### Work to complete
Copy exactly the lines from the line containing "Generate a Python" to the line containing "ax = fig.add_axes([ax_l", both lines included, and omit any pictures.

### Data extract
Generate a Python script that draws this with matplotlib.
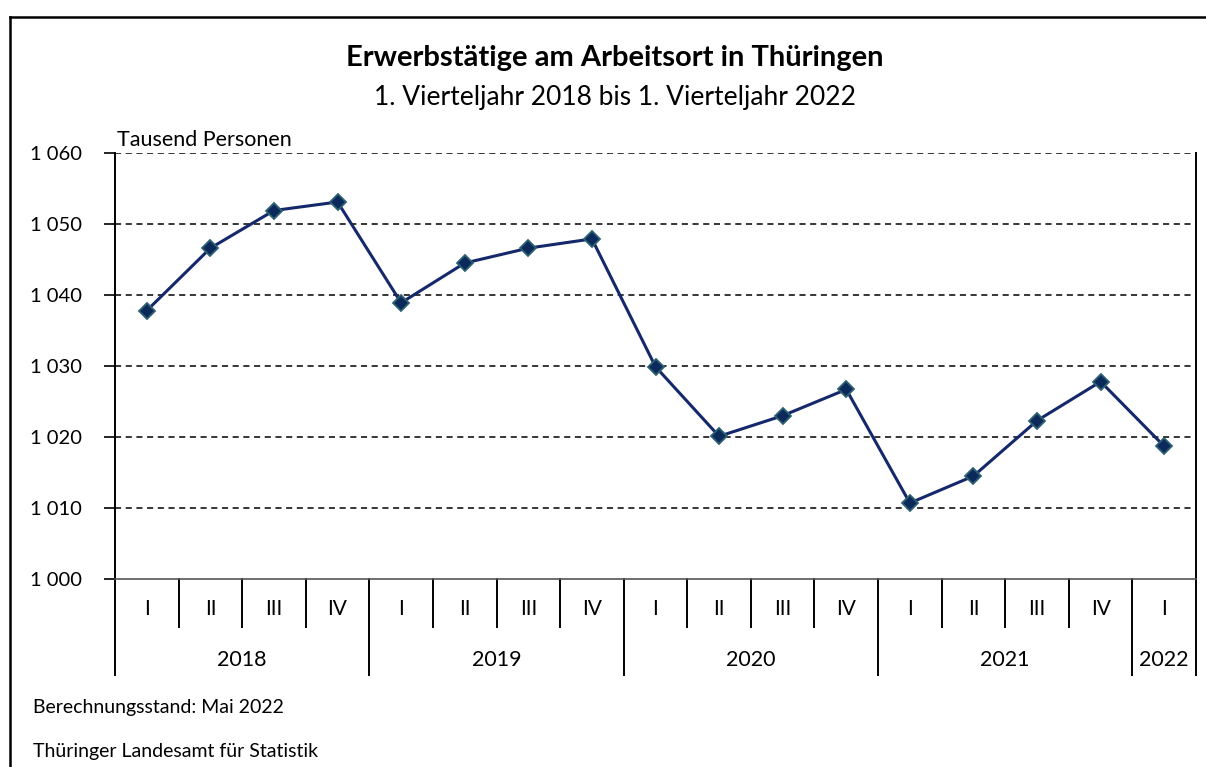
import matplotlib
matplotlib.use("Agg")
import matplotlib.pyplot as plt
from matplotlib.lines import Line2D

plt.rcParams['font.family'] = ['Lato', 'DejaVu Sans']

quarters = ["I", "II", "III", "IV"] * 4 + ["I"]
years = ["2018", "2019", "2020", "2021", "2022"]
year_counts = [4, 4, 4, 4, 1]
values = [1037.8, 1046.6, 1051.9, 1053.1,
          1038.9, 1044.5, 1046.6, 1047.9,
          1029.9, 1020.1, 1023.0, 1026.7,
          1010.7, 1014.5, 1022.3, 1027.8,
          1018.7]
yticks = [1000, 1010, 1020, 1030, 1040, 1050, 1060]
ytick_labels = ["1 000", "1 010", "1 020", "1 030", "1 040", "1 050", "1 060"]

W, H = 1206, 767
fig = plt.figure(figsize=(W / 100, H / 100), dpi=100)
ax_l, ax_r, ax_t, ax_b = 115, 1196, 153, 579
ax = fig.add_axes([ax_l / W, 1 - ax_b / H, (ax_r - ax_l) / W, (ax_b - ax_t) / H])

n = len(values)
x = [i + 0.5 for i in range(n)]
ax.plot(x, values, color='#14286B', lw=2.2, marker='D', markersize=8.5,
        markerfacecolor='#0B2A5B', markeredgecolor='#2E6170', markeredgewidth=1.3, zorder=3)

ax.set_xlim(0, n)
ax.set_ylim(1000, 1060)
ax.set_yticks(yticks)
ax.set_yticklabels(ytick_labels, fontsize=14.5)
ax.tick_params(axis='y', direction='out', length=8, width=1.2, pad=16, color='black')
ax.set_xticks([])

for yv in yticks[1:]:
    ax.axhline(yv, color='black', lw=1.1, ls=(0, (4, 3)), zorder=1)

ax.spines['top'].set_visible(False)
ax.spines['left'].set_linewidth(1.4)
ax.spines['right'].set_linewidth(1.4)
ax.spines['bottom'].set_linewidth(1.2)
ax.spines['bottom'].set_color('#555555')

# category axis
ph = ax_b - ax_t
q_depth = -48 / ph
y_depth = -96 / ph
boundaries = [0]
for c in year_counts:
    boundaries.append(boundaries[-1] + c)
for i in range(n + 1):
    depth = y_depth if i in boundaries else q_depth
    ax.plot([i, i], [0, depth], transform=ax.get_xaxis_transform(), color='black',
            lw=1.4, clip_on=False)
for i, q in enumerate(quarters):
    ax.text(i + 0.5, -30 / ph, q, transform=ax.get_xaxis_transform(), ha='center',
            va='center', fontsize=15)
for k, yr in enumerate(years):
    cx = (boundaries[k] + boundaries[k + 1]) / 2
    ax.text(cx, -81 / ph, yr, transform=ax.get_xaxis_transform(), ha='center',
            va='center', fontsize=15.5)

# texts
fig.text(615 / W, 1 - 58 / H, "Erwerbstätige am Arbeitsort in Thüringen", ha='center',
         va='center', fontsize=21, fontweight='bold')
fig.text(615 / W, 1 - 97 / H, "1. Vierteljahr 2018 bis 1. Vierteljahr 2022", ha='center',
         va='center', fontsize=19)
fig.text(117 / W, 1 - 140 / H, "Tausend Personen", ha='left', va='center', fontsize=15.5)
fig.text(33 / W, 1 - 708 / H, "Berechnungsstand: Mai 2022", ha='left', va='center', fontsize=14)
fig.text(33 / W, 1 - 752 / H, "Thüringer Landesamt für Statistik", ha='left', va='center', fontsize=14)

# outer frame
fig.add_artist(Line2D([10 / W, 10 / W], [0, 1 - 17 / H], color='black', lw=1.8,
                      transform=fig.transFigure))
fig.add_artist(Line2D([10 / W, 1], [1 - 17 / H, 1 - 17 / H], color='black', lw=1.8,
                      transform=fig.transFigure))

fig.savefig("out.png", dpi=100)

* * *

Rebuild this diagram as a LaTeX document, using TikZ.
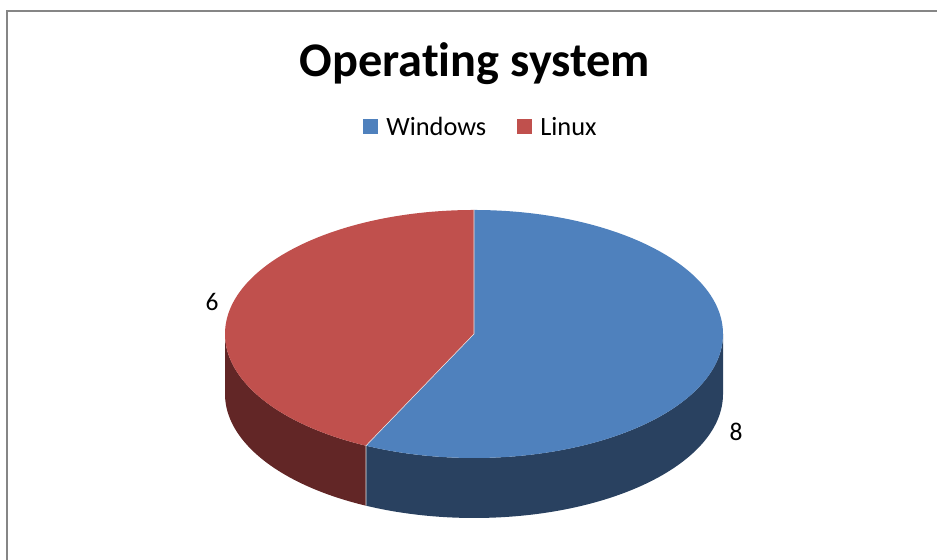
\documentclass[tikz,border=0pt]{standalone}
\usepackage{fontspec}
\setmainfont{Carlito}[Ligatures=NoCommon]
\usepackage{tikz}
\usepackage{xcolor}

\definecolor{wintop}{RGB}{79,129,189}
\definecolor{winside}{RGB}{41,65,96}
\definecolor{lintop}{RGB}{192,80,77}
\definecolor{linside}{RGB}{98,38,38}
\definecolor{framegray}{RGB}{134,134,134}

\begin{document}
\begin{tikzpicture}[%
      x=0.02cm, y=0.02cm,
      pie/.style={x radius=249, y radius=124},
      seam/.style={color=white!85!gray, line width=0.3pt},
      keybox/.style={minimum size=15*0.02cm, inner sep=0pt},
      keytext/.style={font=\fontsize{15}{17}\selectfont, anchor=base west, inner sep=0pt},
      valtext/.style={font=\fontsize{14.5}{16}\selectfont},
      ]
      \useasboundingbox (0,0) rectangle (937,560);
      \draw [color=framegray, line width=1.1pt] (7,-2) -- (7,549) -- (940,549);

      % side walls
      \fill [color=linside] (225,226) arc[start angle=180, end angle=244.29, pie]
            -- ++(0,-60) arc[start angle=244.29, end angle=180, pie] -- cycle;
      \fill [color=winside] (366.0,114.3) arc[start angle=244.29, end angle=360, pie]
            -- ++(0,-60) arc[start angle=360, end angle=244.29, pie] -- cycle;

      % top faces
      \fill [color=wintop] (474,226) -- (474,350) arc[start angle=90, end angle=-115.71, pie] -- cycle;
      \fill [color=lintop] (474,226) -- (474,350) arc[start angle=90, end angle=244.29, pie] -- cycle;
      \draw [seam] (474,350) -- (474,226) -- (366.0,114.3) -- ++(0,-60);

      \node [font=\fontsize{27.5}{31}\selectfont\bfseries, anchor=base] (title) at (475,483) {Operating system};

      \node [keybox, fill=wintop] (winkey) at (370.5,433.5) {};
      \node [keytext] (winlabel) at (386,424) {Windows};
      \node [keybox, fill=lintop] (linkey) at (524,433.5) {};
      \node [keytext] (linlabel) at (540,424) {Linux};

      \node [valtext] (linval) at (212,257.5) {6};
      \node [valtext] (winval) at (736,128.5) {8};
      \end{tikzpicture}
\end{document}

### Solution for this task
Generate a Python script that draws this with matplotlib.
import matplotlib
matplotlib.use("Agg")
import matplotlib.pyplot as plt
from matplotlib.lines import Line2D

plt.rcParams['font.family'] = ['Lato', 'DejaVu Sans']

quarters = ["I", "II", "III", "IV"] * 4 + ["I"]
years = ["2018", "2019", "2020", "2021", "2022"]
year_counts = [4, 4, 4, 4, 1]
values = [1037.8, 1046.6, 1051.9, 1053.1,
          1038.9, 1044.5, 1046.6, 1047.9,
          1029.9, 1020.1, 1023.0, 1026.7,
          1010.7, 1014.5, 1022.3, 1027.8,
          1018.7]
yticks = [1000, 1010, 1020, 1030, 1040, 1050, 1060]
ytick_labels = ["1 000", "1 010", "1 020", "1 030", "1 040", "1 050", "1 060"]

W, H = 1206, 767
fig = plt.figure(figsize=(W / 100, H / 100), dpi=100)
ax_l, ax_r, ax_t, ax_b = 115, 1196, 153, 579
ax = fig.add_axes([ax_l / W, 1 - ax_b / H, (ax_r - ax_l) / W, (ax_b - ax_t) / H])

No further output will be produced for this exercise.